An equity portfolio 80 equity 20 bond the average MER is 3.85%.

And there are other nuances I have not fully understood. Evaluation of this thing over 30 years is mind boggling. 

So the short question is, anyone familiar with these? 


PS - NHL Pre-Season kicks off this weekend!! Go JETS GO !!! :chuncky:


----------



## andrewf (Mar 1, 2010)

The catch is that you have a very high likelihood of never getting more than 5%.

If you want to know more about these kinds of products (and you should, if you're considering using one), I can recommend the book Pensionize Your Nest Egg. It explains the pros and cons of products like this as well as annuities, and can help you frame your thinking about retirement income. You can probably get it from your local library.


----------



## Jets99 (Aug 26, 2011)

Thanks Andrew but why do you say high likelihood of never getting more than 5% ? You can invest in equities or fixed income so 80 equity 20 bond for example. In a good year you should expect more than 5% with that mix. 

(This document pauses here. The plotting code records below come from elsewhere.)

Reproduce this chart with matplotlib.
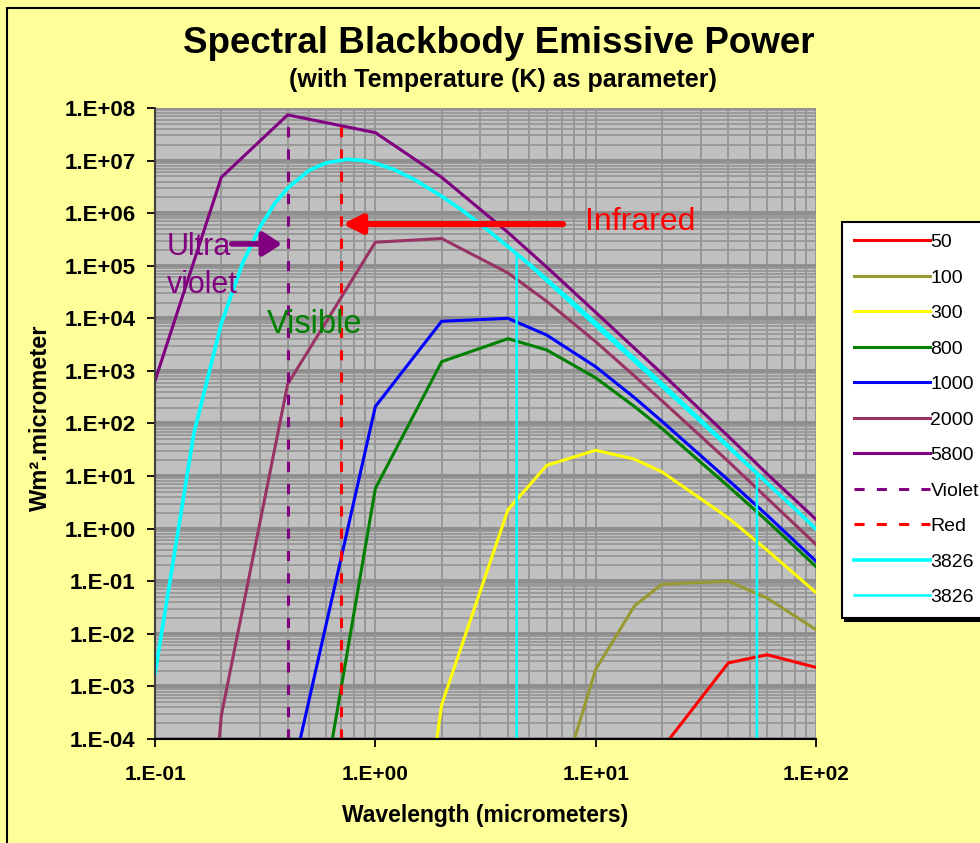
import numpy as np
import matplotlib.pyplot as plt
from matplotlib.patches import Rectangle
from matplotlib.ticker import LogLocator, NullFormatter

plt.rcParams['font.family'] = ['Liberation Sans', 'DejaVu Sans']

nan = np.nan

# wavelengths (micrometers) used by the temperature series
wavelength = [0.1, 0.2, 0.4, 1, 2, 4, 6, 10, 15, 20, 40, 60, 100]

# emissive power (W/m2.micrometer)
t50 = [nan, nan, nan, nan, nan, nan, nan, 1.2e-9, 2.3e-6, 6.6e-5, 2.8e-3, 4.0e-3, 2.3e-3]
t100 = [nan, nan, nan, nan, nan, nan, 1.9e-6, 2.1e-3, 3.4e-2, 8.8e-2, 1.0e-1, 4.8e-2, 1.2e-2]
t300 = [nan, nan, nan, 5.6e-13, 4.5e-4, 2.3e0, 1.6e1, 3.1e1, 2.1e1, 1.2e1, 1.6e0, 3.9e-1, 6.1e-2]
t800 = [nan, nan, 1.1e-9, 5.8e0, 1.5e3, 4.1e3, 2.5e3, 7.4e2, 2.1e2, 8.0e1, 6.4e0, 1.4e0, 1.9e-1]
t1000 = [nan, nan, 8.7e-6, 2.1e2, 8.8e3, 1.0e4, 4.8e3, 1.2e3, 3.1e2, 1.1e2, 8.4e0, 1.8e0, 2.4e-1]
t2000 = [2.2e-18, 2.8e-4, 5.6e2, 2.8e5, 3.3e5, 7.3e4, 2.1e4, 3.6e3, 8.0e2, 2.7e2, 1.9e1, 3.8e0, 5.0e-1]
t5800 = [6.5e2, 4.8e6, 7.4e7, 3.4e7, 4.8e6, 4.3e5, 9.4e4, 1.3e4, 2.7e3, 8.9e2, 5.7e1, 1.1e1, 1.5e0]

# 3826 K curve (finer wavelength grid)
wl_3826 = [0.1, 0.15, 0.2, 0.25, 0.3, 0.35, 0.4, 0.5, 0.6, 0.75, 0.9, 1.0, 1.2, 1.5, 2,
           2.5, 3, 4, 5, 6, 8, 10, 15, 20, 30, 40, 60, 80, 100]
t3826 = [1.75e-3, 6.4e1, 8.0e3, 1.13e5, 5.5e5, 1.54e6, 3.0e6, 6.5e6, 9.1e6, 1.06e7, 9.9e6,
         8.9e6, 6.9e6, 4.4e6, 2.1e6, 1.1e6, 6.2e5, 2.3e5, 1.07e5, 5.5e4, 1.9e4, 8.2e3,
         1.7e3, 5.7e2, 1.15e2, 3.7e1, 7.4e0, 2.4e0, 9.8e-1]

# 3826 K band markers
band_x = [4.38, 4.38, 53.9, 53.9]
band_y = [1e-4, 1.7e5, 11, 1e-4]

# visible limits
violet_x = [0.4, 0.4]
violet_y = [1e-4, 5e7]
red_x = [0.7, 0.7]
red_y = [1e-4, 6.5e7]

x_ticks = [0.1, 1, 10, 100]
x_tick_labels = ['1.E-01', '1.E+00', '1.E+01', '1.E+02']
y_ticks = [1e-4, 1e-3, 1e-2, 1e-1, 1e0, 1e1, 1e2, 1e3, 1e4, 1e5, 1e6, 1e7, 1e8]
y_tick_labels = ['1.E-04', '1.E-03', '1.E-02', '1.E-01', '1.E+00', '1.E+01', '1.E+02',
                 '1.E+03', '1.E+04', '1.E+05', '1.E+06', '1.E+07', '1.E+08']

fig = plt.figure(figsize=(9.8, 8.43), dpi=100, facecolor='#FFFF99')
ax = fig.add_axes([155 / 980, 1 - 739 / 843, (816 - 155) / 980, (739 - 108) / 843])
ax.set_facecolor('#C0C0C0')
ax.set_xscale('log')
ax.set_yscale('log')

# Series
lw = 2.2
ax.plot(wavelength, t50, color='#FF0000', lw=lw, label='50')
ax.plot(wavelength, t100, color='#999933', lw=lw, label='100')
ax.plot(wavelength, t300, color='#FFFF00', lw=lw, label='300')
ax.plot(wavelength, t800, color='#008000', lw=lw, label='800')
ax.plot(wavelength, t1000, color='#0000FF', lw=lw, label='1000')
ax.plot(wavelength, t2000, color='#993366', lw=lw, label='2000')
ax.plot(wavelength, t5800, color='#800080', lw=lw, label='5800')
ax.plot(violet_x, violet_y, color='#800080', lw=lw, dashes=(3.3, 4), label='Violet')
ax.plot(red_x, red_y, color='#FF0000', lw=lw, dashes=(3.3, 4), label='Red')
ax.plot(wl_3826, t3826, color='#00FFFF', lw=2.6, label='3826')
ax.plot(band_x, band_y, color='#00FFFF', lw=1.8, label='3826')

ax.set_xlim(0.1, 100)
ax.set_ylim(1e-4, 1e8)

# Ticks and grid
ax.set_xticks(x_ticks, x_tick_labels, fontweight='bold', fontsize=15)
ax.set_yticks(y_ticks, y_tick_labels, fontweight='bold', fontsize=16)
ax.xaxis.set_minor_locator(LogLocator(base=10, subs=np.arange(2, 10), numticks=20))
ax.yaxis.set_minor_locator(LogLocator(base=10, subs=np.arange(2, 10), numticks=20))
ax.xaxis.set_minor_formatter(NullFormatter())
ax.yaxis.set_minor_formatter(NullFormatter())
ax.tick_params(which='major', direction='out', length=6, width=1.3)
ax.tick_params(axis='y', which='major', pad=8)
ax.tick_params(axis='x', which='major', pad=13)
ax.tick_params(which='minor', length=0)
ax.set_axisbelow(True)
ax.grid(True, which='major', axis='y', color='#8E8E8E', lw=2.8)
ax.grid(True, which='minor', axis='y', color='#969696', lw=1.3)
ax.grid(True, which='both', axis='x', color='#969696', lw=1.4)
for s in ['top', 'right']:
    ax.spines[s].set_visible(False)
ax.spines['left'].set_color('#404040')
ax.spines['left'].set_linewidth(1.5)
ax.spines['bottom'].set_linewidth(1.5)

# Annotations
ax.annotate('', xy=(0.71, 6.2e5), xytext=(7.1, 6.2e5),
            arrowprops=dict(arrowstyle='-|>,head_length=0.7,head_width=0.35', color='#FF0000',
                            lw=4.5, mutation_scale=16, shrinkA=0, shrinkB=0))
ax.text(8.9, 6.8e5, 'Infrared', color='#FF0000', fontsize=23, ha='left', va='center')
ax.annotate('', xy=(0.377, 2.6e5), xytext=(0.223, 2.6e5),
            arrowprops=dict(arrowstyle='-|>,head_length=0.7,head_width=0.45', color='#800080',
                            lw=4, mutation_scale=16, shrinkA=0, shrinkB=0))
ax.text(0.1134, 2.27e5, 'Ultra', color='#800080', fontsize=22, ha='left', va='center')
ax.text(0.1134, 4.3e4, 'violet', color='#800080', fontsize=22, ha='left', va='center')
ax.text(0.322, 7.5e3, 'Visible', color='#008000', fontsize=23.5, ha='left', va='center')

# Titles and labels
fig.text(0.509, 0.948, 'Spectral Blackbody Emissive Power', fontsize=26.5, fontweight='bold',
         ha='center', va='center')
fig.text(0.513, 0.905, '(with Temperature (K) as parameter)', fontsize=18, fontweight='bold',
         ha='center', va='center')
fig.text(0.495, 0.033, 'Wavelength (micrometers)', fontsize=16.5, fontweight='bold',
         ha='center', va='center')
fig.text(0.041, 0.504, 'Wm\u00b2.micrometer', fontsize=17, fontweight='bold', rotation=90,
         ha='center', va='center')

# Legend
leg = fig.legend(loc='upper left', bbox_to_anchor=(842 / 980, 1 - 222 / 843),
                 bbox_transform=fig.transFigure, fontsize=14, frameon=True, fancybox=False,
                 edgecolor='black', facecolor='white', framealpha=1,
                 shadow={'facecolor': 'black', 'edgecolor': 'black', 'alpha': 1},
                 borderaxespad=0, borderpad=0.6, handlelength=3.9, handletextpad=0.05,
                 labelspacing=0.92)
leg.get_frame().set_linewidth(1.5)

# outer chart border
fig.patches.append(Rectangle((7 / 980, -0.1), 1.2, 1.1 - 8 / 843, transform=fig.transFigure,
                             fill=False, edgecolor='black', lw=1.5))

plt.savefig('out.png', dpi=100, facecolor=fig.get_facecolor())
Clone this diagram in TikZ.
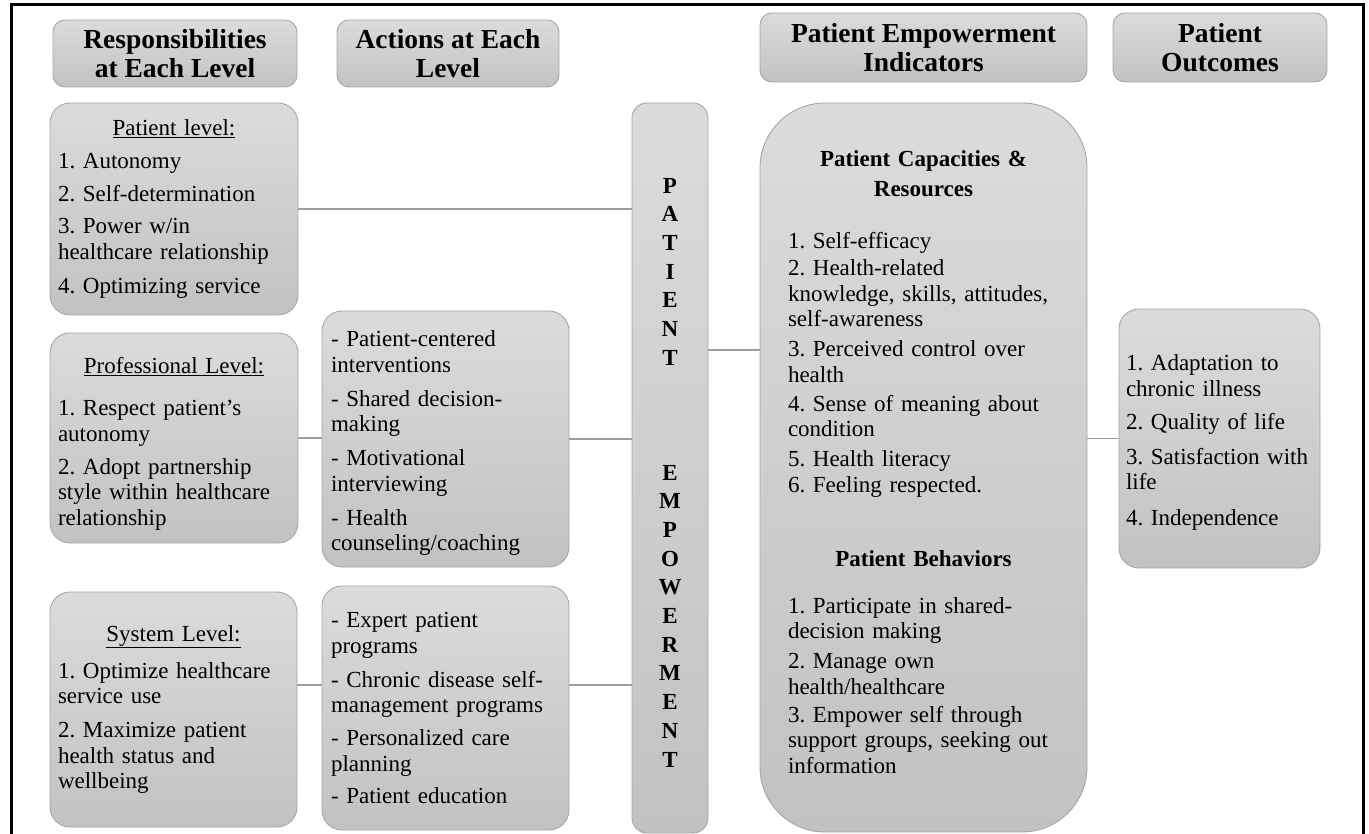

Good advice on the book. I bought it and read it last year but going to re-visit it. If I can find it. From what I recall one recomendation was purchasing an annuity as a portion of retirement income and thats partly why I was interested in this Empire product.


----------



## andrewf (Mar 1, 2010)

GMWB generally have a base withdrawal rate based on the initial amount invested. That money is deducted from the notional value of your account each year. So your investments have to have a high enough return to (i) cover the substantial MER and (ii) cover your 5% withdrawal rate. Something like 9% a year. If you get stellar returns, your account may rise significantly in the short term and you may get a reset where your yield is based on the new higher value. But once returns are sufficiently poor that the notional value falls well below the original value you invested, the amount being deducted overwhelms any return you might make. Year after year, the notional value is whittled away until it declines to zero, after which time you're essentially left with an annuity paying out a fixed rate on your initial investment.


----------



## alingva (Aug 17, 2013)

it is a bad idea to buy annuities when interest rates are low but this is the time when insurance companies love to sell them. the opposite is true when rates are high (80-s for example). if we have 15% and you are locked with 5% max increase - you are guaranteed to lose money


----------